Protestors at the recent public rally in Lanesboro
Bord na Móna bosses have come in for stinging rebuke and have been accused of using an ESB led decision to cease operations at its Lough Ree power plant in Lanesboro to make up to 150 staff redundant.
They were the scathing remarks which came the energy firm's way at a special meeting of Longford County Council by OPW Minister Kevin 'Boxer' Moran.
Mr Moran hit out at ongoing fears over the future of up to 150 jobs at its Mountdillon plant following the ESB's decision to suspend operations at its own facility due to concerns linked to hot water discharges being released into the River Shannon.
"It's a serious situation if a company is using a licence to lay off staff," he said, as he also accused Bord na Móna of "holding back" certain information as to what its future plans were.
Cathaoirleach of Longford County Council Cllr Micheál Carrigy, who called the special meeting, held talks with Environment Minister Richard Bruton in Tullamore later that same afternoon.
A number of Oireachtas members also attended the discussions which the Ballinalee postmaster described as 'positive'.
“Peat has been at the heart of the midlands economy and in particular Lanesboro and its environs for generations and I have received assurances from my colleague in Government that every effort will be made to protect the workers in the industry as we move forward,” he said.
The local Fine Gael general election candidate, like others before him, was deeply critical of the way staff had effectively been left in limbo by the crisis.
“There are workers who have given 20, 30 years and even longer and they have been treated disgracefully,” he said.
“It's not as if there is no work to be done.”
Cllr Carrigy also hinted at the prospect that local as well as constituency based politicians were being kept in the dark over certain issues linked to the job cut fears.
Longford Westmeath TD Willie Penrose was another to air his misgivings over how employees were still looking for answers as well as clarity as to the future of their jobs.
“I was absolutely gobsmacked by it and the way they (Bord na Móna management) treated the trade union movement in such a disgraceful way,” he said, while suggesting the planned cuts may be an attempt by the firm to privatise.

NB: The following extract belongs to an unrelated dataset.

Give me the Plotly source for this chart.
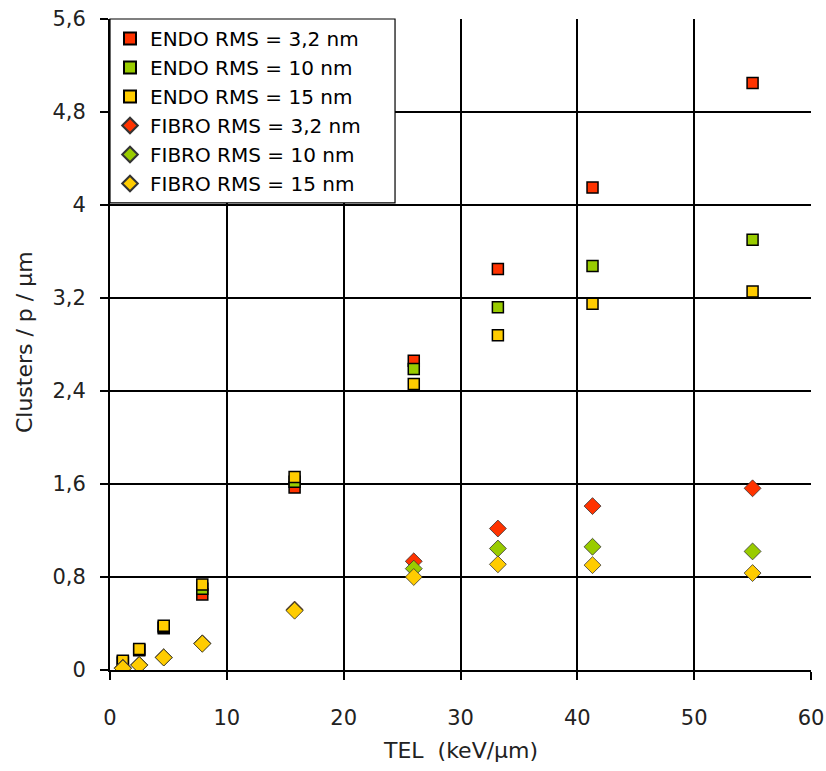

Fine Gael group leader Cllr Colm Murray was equally strident in his derision of the energy provider.
“The conduct of the company in relation to this issue over the last few weeks has been nothing short of scandalous and falls well below the standards they have set over the last number of decades,” he stormed.
Cllr Ger Farrell, who returned from his honeymoon for the meeting said he had made contact with Enterprise Minister Heather Humphreys to aid those workers who had been left in “no man's land”.
Cllr Mick Cahill said the topic was one which was especially heart-wrenching for him after spending 46 years on the company's pay roster.
Others, headed by Fianna Fáil's Seamus Butler and Mark Casey expressed their own reservations as to the strength such a meeting would hold in terms of protecting the 150 jobs under threat.
Cllr Butler said the discussion was one which was being held in a “bit of a vacuum” while his Lanesboro Independent counterpart was arguably even more cynical.
“This is an absolute race to the bottom,” Cllr Casey raged.
“And what I don't want to see is this being turned into a talking shop and for it to become an election issue for people to grandstand on.”